Exercise goal:
Each line should be copied exactly.

● ● ● ●

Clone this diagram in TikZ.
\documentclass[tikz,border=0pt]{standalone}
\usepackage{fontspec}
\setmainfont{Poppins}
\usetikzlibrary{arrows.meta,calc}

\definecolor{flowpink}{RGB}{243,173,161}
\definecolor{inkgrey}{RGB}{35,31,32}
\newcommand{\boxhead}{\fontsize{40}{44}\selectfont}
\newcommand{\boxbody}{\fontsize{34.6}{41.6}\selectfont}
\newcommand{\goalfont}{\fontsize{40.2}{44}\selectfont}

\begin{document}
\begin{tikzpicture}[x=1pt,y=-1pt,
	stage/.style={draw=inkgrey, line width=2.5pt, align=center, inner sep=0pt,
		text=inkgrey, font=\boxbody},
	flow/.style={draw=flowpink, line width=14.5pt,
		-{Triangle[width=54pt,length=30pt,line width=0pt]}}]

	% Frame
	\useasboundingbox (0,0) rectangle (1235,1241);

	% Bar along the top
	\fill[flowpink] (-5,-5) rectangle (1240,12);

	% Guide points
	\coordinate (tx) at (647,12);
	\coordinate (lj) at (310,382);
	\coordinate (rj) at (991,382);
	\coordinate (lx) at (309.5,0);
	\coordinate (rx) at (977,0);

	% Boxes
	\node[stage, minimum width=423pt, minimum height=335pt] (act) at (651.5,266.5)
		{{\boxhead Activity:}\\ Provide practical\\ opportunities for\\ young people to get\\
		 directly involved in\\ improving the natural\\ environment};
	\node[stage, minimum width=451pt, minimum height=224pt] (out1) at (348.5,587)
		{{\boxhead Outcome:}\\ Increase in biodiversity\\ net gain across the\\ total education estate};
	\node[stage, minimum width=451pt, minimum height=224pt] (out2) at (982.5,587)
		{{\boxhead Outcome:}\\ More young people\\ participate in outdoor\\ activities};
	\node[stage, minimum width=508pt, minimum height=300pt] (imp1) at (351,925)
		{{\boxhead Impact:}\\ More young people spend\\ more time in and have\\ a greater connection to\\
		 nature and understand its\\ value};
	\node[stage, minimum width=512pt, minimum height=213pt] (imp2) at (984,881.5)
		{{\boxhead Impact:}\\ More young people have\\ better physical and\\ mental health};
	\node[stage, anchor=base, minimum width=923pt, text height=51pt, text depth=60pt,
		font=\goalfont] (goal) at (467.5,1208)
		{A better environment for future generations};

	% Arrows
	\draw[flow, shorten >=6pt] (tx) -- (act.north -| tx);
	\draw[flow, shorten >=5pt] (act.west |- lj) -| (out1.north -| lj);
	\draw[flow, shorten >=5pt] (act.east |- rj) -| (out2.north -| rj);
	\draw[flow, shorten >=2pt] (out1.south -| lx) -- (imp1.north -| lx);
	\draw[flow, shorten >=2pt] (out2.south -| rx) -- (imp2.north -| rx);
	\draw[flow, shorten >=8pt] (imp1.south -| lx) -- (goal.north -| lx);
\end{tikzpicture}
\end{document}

● ● ● ●

Exercise solution:
Clone this diagram in TikZ.
\documentclass[tikz,border=0pt]{standalone}
\usepackage{fontspec}
\setmainfont{Poppins}
\usetikzlibrary{arrows.meta,calc}

\definecolor{flowpink}{RGB}{243,173,161}
\definecolor{inkgrey}{RGB}{35,31,32}
\newcommand{\boxhead}{\fontsize{40}{44}\selectfont}
\newcommand{\boxbody}{\fontsize{34.6}{41.6}\selectfont}
\newcommand{\goalfont}{\fontsize{40.2}{44}\selectfont}

\begin{document}
\begin{tikzpicture}[x=1pt,y=-1pt,
	stage/.style={draw=inkgrey, line width=2.5pt, align=center, inner sep=0pt,
		text=inkgrey, font=\boxbody},
	flow/.style={draw=flowpink, line width=14.5pt,
		-{Triangle[width=54pt,length=30pt,line width=0pt]}}]

	% Frame
	\useasboundingbox (0,0) rectangle (1235,1241);

	% Bar along the top
	\fill[flowpink] (-5,-5) rectangle (1240,12);

	% Guide points
	\coordinate (tx) at (647,12);
	\coordinate (lj) at (310,382);
	\coordinate (rj) at (991,382);
	\coordinate (lx) at (309.5,0);
	\coordinate (rx) at (977,0);

	% Boxes
	\node[stage, minimum width=423pt, minimum height=335pt] (act) at (651.5,266.5)
		{{\boxhead Activity:}\\ Provide practical\\ opportunities for\\ young people to get\\
		 directly involved in\\ improving the natural\\ environment};
	\node[stage, minimum width=451pt, minimum height=224pt] (out1) at (348.5,587)
		{{\boxhead Outcome:}\\ Increase in biodiversity\\ net gain across the\\ total education estate};
	\node[stage, minimum width=451pt, minimum height=224pt] (out2) at (982.5,587)
		{{\boxhead Outcome:}\\ More young people\\ participate in outdoor\\ activities};
	\node[stage, minimum width=508pt, minimum height=300pt] (imp1) at (351,925)
		{{\boxhead Impact:}\\ More young people spend\\ more time in and have\\ a greater connection to\\
		 nature and understand its\\ value};
	\node[stage, minimum width=512pt, minimum height=213pt] (imp2) at (984,881.5)
		{{\boxhead Impact:}\\ More young people have\\ better physical and\\ mental health};
	\node[stage, anchor=base, minimum width=923pt, text height=51pt, text depth=60pt,
		font=\goalfont] (goal) at (467.5,1208)
		{A better environment for future generations};

	% Arrows
	\draw[flow, shorten >=6pt] (tx) -- (act.north -| tx);
	\draw[flow, shorten >=5pt] (act.west |- lj) -| (out1.north -| lj);
	\draw[flow, shorten >=5pt] (act.east |- rj) -| (out2.north -| rj);
	\draw[flow, shorten >=2pt] (out1.south -| lx) -- (imp1.north -| lx);
	\draw[flow, shorten >=2pt] (out2.south -| rx) -- (imp2.north -| rx);
	\draw[flow, shorten >=8pt] (imp1.south -| lx) -- (goal.north -| lx);
\end{tikzpicture}
\end{document}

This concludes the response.